La paradoja del gigante petrolero estadounidense que importa crudo refleja la naturaleza interconectada del mercado energético global moderno. No se trata simplemente de extraer petróleo del suelo, sino de un ecosistema complejo donde la calidad del crudo, la capacidad de refinación, la logística de transporte, las consideraciones económicas y los intereses geopolíticos se entrelazan de maneras que desafían las explicaciones simplistas.
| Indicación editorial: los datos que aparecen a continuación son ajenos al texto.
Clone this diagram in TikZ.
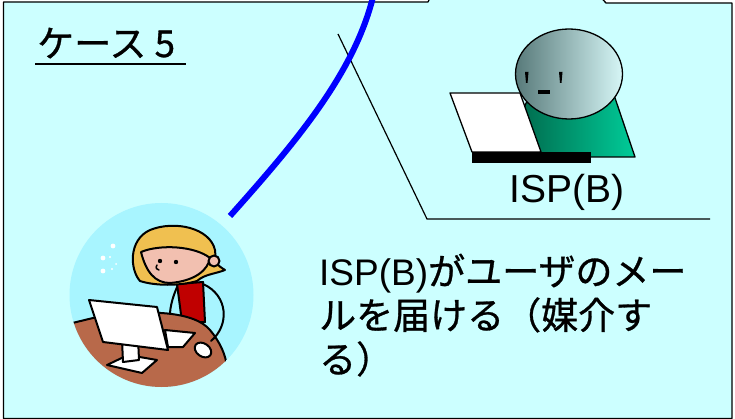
\documentclass[tikz,border=0pt]{standalone}
\usepackage{fontspec}
\setmainfont{Liberation Sans}
\newfontfamily\jpfont[FakeBold=0.8]{Noto Sans CJK JP}

\definecolor{panelcyan}{HTML}{CCFFFF}
\definecolor{usercyan}{HTML}{A8F5FF}
\definecolor{deskbrown}{HTML}{B8694A}
\definecolor{hairgold}{HTML}{F0C050}
\definecolor{skin}{HTML}{F2C0B0}
\definecolor{shirtred}{HTML}{C00000}
\definecolor{headdark}{HTML}{587A7A}
\definecolor{headlight}{HTML}{D6F6F6}
\definecolor{bodydark}{HTML}{005A40}
\definecolor{bodylight}{HTML}{00CC99}

\begin{document}
\begin{tikzpicture}[
      x=1pt, y=-1pt,
      outline/.style={draw=black, line width=1.3pt, line join=round},
      clipart/.style={draw=black, line width=2pt, line join=round, line cap=round},
      jptext/.style={inner sep=0pt, anchor=base west, font=\jpfont\fontsize{37}{44}\selectfont}
  ]

  \useasboundingbox (0,0) rectangle (735,419);

  % panel, its tail runs out over the top edge
  \filldraw[outline, fill=panelcyan] (3.5,418.5) -- (3.5,2) -- (428,2) -- (433,-8)
      -- (596,-8) -- (606,3) -- (732,3) -- (732,418.5) -- cycle;

  % heading
  \node[jptext, font=\jpfont\fontsize{37}{40}\selectfont] (title) at (37,57) {ケース 5};
  \draw[line width=2pt] (35,64) -- (186,64);

  % divider behind the ISP
  \draw[line width=1.2pt] (338,34) -- (427,219) -- (710,219);

  % ISP(B) at the laptop
  \shade[outline, left color=bodydark, right color=bodylight]
      (530,95) -- (614,95) -- (635,157) -- (500,157) -- cycle;
  \filldraw[outline, fill=white] (450,93) -- (520,93) -- (541,152) -- (472,152) -- cycle;
  \fill (472,152) rectangle (591,163);
  \shade[outline, left color=headdark, right color=headlight]
      (569,74) ellipse [x radius=53.5, y radius=45];
  \fill (525,72) -- (528.5,72) -- (527.5,83) -- (526,83) -- cycle;
  \fill (559,72) -- (562.5,72) -- (561.5,83) -- (560,83) -- cycle;
  \fill (538,90.5) rectangle (550,94);
  \node[inner sep=0pt, anchor=base, font=\fontsize{39}{44}\selectfont] (isplabel) at (567,203) {ISP(B)};

  % the user at her desk
  \node[circle, fill=usercyan, minimum size=184pt, inner sep=0pt] (user) at (161.5,295) {};
  \begin{scope}
    \clip (user.center) circle (92);
    % sparkles
    \foreach \px/\py/\r in {113/246/2.4, 103/258/2.4, 103/271/2.4, 110/257/1.2, 116/264/1, 112/269/1.1}
      \fill[white] (\px,\py) circle (\r);
    % arm behind the screen, shirt, hair, face
    \draw[clipart] (178,285) .. controls (172,298) and (169,310) .. (170,322);
    \filldraw[clipart, fill=shirtred] (177,284) -- (203,282) -- (205,322) -- (182,322) -- cycle;
    \filldraw[clipart, fill=hairgold] (140,281) .. controls (130,270) and (128,240) .. (150,230)
        .. controls (175,220) and (210,228) .. (215,250) -- (216,262)
        .. controls (218,266) and (222,268) .. (225,270)
        .. controls (215,274) and (205,274) .. (197,281)
        .. controls (180,286) and (155,286) .. (140,281) -- cycle;
    \filldraw[clipart, fill=skin] (141,252) .. controls (160,244) and (195,246) .. (210,258)
        .. controls (208,270) and (195,281) .. (170,283)
        .. controls (155,283) and (146,272) .. (141,252) -- cycle;
    \filldraw[clipart, fill=skin] (214,261) circle (5.5);
    \fill (160,261) circle (2.2);
    \fill (176,262) circle (2.2);
    \draw[clipart, line width=1.5pt] (157,265) .. controls (155,268) and (157,270) .. (159,270);
    % desk
    \filldraw[clipart, fill=deskbrown] (60,326) -- (93,318) .. controls (150,308) and (195,312) .. (210,330)
        .. controls (220,342) and (226,355) .. (227,368) -- (227,400) -- (60,400) -- cycle;
    % keyboard, arm and mouse
    \filldraw[clipart, fill=white] (165,330) -- (195,333) -- (183,347) -- (168,347) -- cycle;
    \draw[clipart] (203,284) .. controls (228,295) and (230,325) .. (211,341);
    \filldraw[clipart, fill=white, rotate around={-35:(203,350)}] (203,350) ellipse [x radius=9, y radius=6.5];
    % monitor on its stand
    \filldraw[clipart, fill=white] (107,365) -- (128,355) -- (157,360) -- (142,373) -- cycle;
    \filldraw[clipart, fill=white] (122,340) -- (138,338) -- (139,360) -- (123,362) -- cycle;
    \filldraw[clipart, fill=white] (89,300) -- (157,307) -- (168,350) -- (103,342) -- cycle;
  \end{scope}

  % mail line coming down to the user
  \coordinate (netend) at (373,-3);
  \coordinate (userend) at (230,216);
  \draw[blue, line width=6pt] (netend) .. controls (354,73) and (297,141) .. (userend);

  % what the ISP does
  \node[jptext] (mail1) at (319,285) {{\rmfamily\fontsize{37}{44}\selectfont ISP(B)}がユーザのメー};
  \node[jptext] (mail2) at (319,329) {ルを届ける（媒介す};
  \node[jptext] (mail3) at (319,373) {る）};

\end{tikzpicture}
\end{document}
Estados Unidos puede ser el mayor productor de petróleo en la historia, pero su posición en el mercado global depende tanto de lo que extrae de sus propios campos como de su capacidad para integrarse eficientemente en las redes comerciales internacionales. Las reservas masivas bajo suelo estadounidense ofrecen seguridad a largo plazo, pero la operación diaria del sistema energético más grande del mundo requiere una sofisticada danza de importaciones, exportaciones, refinación y distribución que conecta a Houston con Caracas, a los campos de Texas con las arenas canadienses, y al Permian Basin con los mercados globales.
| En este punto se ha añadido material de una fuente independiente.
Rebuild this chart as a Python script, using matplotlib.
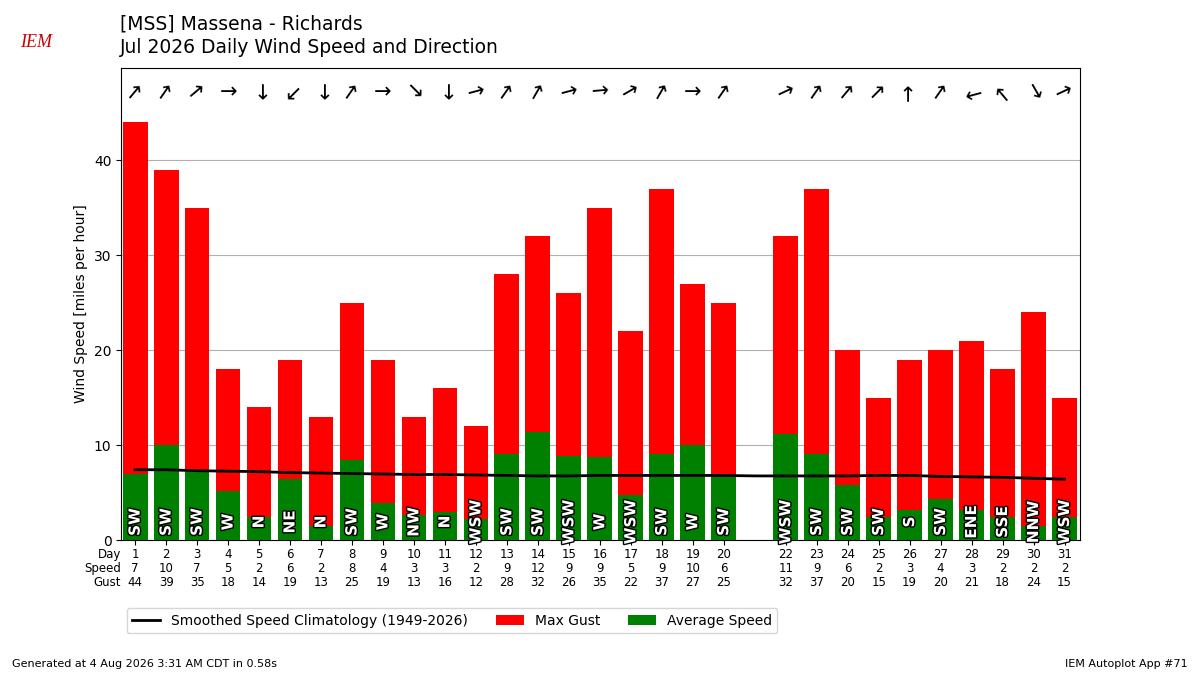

Esta realidad subraya una lección fundamental de la era moderna: en un mundo interconectado, incluso el más poderoso de los productores no puede operar en aislamiento. La autosuficiencia absoluta no solo es innecesaria sino técnicamente ineficiente en un mercado global donde la especialización y el comercio permiten optimizar recursos y capacidades. La verdadera fortaleza no reside en la independencia total, sino en la capacidad de navegar exitosamente las complejidades de un sistema energético global donde la producción récord y la dependencia estratégica de importaciones pueden, y de hecho deben, coexistir.